Aim of the exercise:
Pull every line that holds the word "chart" from the entries.

Data for the task:
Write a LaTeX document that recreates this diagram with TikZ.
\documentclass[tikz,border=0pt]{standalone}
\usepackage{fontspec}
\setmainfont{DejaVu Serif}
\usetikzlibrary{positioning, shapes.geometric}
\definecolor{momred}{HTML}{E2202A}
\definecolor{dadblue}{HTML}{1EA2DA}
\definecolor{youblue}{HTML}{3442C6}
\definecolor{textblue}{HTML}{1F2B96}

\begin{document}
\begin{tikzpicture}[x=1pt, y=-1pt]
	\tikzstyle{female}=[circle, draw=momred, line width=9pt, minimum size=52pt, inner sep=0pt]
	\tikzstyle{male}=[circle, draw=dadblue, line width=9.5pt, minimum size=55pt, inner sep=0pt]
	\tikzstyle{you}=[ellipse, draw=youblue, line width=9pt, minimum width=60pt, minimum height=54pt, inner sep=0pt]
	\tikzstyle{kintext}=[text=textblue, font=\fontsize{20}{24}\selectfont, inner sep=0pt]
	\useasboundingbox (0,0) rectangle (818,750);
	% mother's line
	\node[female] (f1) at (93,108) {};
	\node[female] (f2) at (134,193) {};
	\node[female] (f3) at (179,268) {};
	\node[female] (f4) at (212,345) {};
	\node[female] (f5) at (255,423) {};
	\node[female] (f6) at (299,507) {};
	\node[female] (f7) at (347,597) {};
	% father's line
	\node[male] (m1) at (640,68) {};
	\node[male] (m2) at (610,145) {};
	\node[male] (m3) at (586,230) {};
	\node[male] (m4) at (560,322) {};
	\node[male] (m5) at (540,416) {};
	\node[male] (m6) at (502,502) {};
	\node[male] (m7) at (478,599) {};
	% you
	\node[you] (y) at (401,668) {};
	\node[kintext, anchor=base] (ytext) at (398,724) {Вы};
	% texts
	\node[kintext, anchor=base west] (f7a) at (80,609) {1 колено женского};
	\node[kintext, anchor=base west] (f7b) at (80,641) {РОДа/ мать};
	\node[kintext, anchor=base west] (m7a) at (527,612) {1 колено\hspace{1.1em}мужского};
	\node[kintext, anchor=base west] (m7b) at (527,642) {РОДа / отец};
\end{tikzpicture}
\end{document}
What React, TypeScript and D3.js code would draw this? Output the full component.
==
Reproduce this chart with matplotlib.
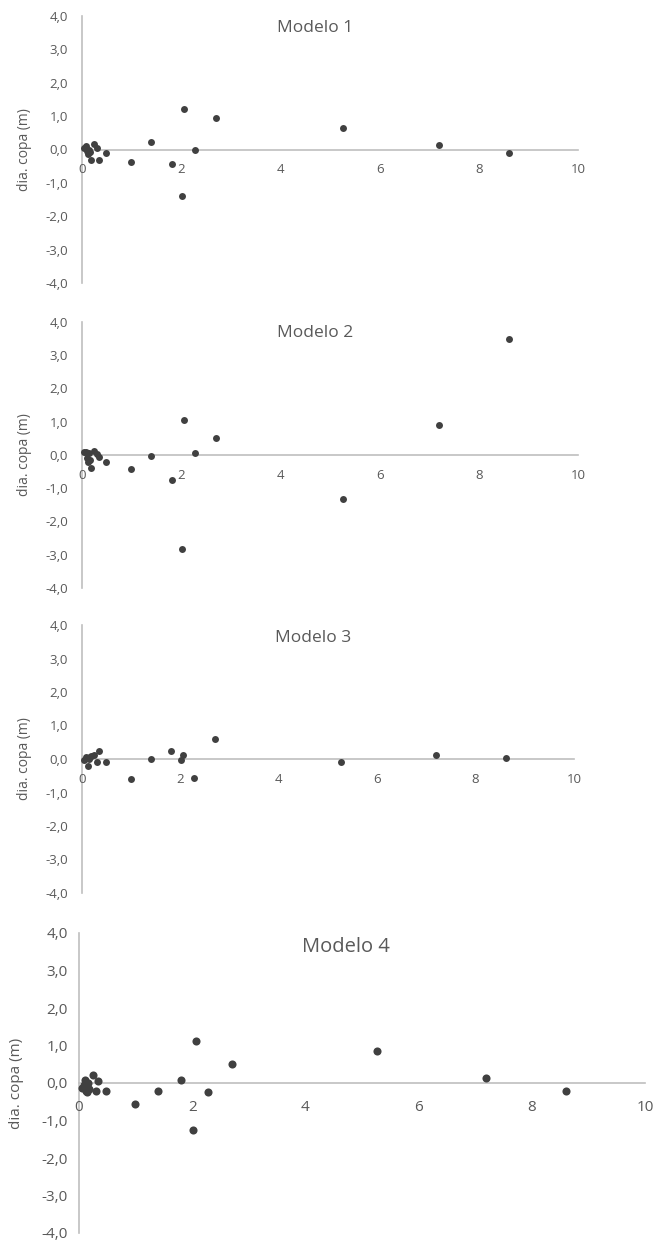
--
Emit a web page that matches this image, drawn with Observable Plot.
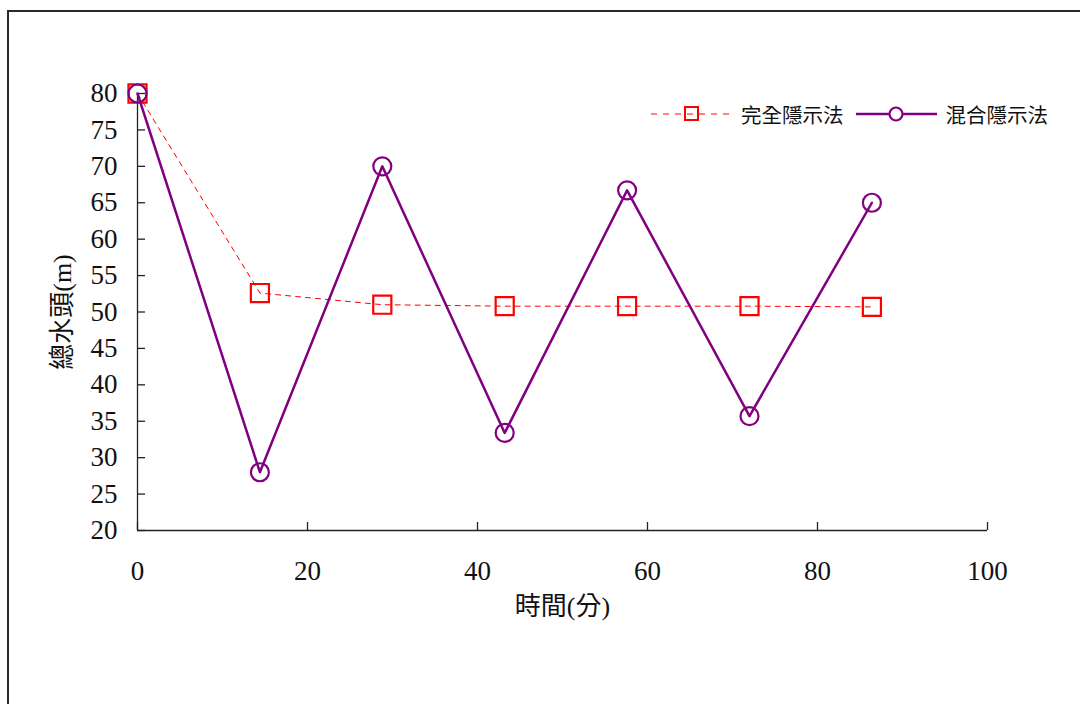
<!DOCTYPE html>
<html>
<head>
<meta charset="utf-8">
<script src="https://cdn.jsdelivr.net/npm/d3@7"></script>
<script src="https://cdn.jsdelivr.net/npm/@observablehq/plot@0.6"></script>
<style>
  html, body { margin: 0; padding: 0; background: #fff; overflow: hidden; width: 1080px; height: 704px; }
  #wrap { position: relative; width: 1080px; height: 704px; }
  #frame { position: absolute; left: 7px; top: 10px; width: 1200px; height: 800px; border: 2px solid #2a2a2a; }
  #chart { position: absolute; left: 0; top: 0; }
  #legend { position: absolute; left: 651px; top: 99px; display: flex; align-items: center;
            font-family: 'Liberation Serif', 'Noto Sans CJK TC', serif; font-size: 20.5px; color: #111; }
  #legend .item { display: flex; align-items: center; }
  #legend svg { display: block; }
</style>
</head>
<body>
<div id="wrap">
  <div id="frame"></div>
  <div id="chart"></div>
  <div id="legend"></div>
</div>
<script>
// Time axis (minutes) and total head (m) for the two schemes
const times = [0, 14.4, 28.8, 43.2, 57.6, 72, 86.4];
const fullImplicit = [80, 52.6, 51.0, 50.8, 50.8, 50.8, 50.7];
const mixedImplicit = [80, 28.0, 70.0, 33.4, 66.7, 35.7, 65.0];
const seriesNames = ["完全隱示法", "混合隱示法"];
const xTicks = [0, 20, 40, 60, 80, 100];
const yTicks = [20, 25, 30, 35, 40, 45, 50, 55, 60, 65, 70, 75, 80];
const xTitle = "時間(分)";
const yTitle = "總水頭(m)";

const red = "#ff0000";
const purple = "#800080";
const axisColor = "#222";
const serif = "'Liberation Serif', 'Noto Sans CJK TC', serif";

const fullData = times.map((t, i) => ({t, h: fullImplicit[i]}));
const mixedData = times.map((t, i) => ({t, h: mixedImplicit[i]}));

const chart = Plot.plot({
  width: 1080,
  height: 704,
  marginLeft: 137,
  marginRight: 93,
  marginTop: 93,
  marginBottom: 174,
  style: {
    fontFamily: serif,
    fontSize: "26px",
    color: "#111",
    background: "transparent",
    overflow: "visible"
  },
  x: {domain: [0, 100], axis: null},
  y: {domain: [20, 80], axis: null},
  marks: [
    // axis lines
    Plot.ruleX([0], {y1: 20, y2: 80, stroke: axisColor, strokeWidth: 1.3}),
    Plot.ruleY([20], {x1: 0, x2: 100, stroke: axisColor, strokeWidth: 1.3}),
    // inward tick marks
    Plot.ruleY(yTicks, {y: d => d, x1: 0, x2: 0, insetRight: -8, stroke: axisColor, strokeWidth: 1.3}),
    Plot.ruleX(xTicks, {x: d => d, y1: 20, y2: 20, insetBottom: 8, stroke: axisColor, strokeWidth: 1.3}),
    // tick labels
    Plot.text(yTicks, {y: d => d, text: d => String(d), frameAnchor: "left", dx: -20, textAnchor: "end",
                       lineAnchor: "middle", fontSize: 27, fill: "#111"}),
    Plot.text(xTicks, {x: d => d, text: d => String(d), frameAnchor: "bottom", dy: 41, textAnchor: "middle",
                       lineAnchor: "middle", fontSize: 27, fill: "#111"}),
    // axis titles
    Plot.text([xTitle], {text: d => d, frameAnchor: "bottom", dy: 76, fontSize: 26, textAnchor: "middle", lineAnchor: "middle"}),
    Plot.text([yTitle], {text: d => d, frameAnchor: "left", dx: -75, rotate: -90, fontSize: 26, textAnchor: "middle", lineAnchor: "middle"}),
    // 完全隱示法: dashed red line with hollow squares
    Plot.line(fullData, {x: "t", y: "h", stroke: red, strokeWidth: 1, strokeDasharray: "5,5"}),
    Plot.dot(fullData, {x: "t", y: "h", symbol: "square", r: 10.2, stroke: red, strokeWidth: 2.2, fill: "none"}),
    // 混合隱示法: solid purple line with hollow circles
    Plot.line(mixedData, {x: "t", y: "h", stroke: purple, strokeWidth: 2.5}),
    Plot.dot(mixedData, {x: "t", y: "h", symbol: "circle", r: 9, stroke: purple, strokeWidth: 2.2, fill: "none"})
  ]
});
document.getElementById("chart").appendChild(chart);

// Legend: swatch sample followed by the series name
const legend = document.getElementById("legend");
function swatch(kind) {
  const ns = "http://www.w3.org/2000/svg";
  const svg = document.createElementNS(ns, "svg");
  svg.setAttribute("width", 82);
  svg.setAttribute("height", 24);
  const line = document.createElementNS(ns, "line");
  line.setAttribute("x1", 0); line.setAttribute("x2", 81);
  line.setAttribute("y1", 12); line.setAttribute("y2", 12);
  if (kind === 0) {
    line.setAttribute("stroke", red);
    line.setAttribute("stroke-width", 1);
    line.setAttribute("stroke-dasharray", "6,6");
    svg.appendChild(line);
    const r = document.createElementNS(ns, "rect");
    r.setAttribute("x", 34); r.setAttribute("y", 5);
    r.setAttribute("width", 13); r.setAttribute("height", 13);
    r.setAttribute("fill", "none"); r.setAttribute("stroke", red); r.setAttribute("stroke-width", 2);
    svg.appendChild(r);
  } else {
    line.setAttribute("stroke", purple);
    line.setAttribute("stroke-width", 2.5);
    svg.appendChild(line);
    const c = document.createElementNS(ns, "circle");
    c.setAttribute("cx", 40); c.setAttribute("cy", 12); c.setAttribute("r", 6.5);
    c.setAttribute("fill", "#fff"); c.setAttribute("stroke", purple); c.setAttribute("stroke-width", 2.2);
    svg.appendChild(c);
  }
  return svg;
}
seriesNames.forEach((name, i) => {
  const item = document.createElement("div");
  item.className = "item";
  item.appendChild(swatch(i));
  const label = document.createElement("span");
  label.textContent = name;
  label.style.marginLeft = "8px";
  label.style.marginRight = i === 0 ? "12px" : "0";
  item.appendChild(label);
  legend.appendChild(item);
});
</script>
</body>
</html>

Answer to the exercise:
Reproduce this chart with matplotlib.
  #chart { position: absolute; left: 0; top: 0; }
  <div id="chart"></div>
const chart = Plot.plot({
document.getElementById("chart").appendChild(chart);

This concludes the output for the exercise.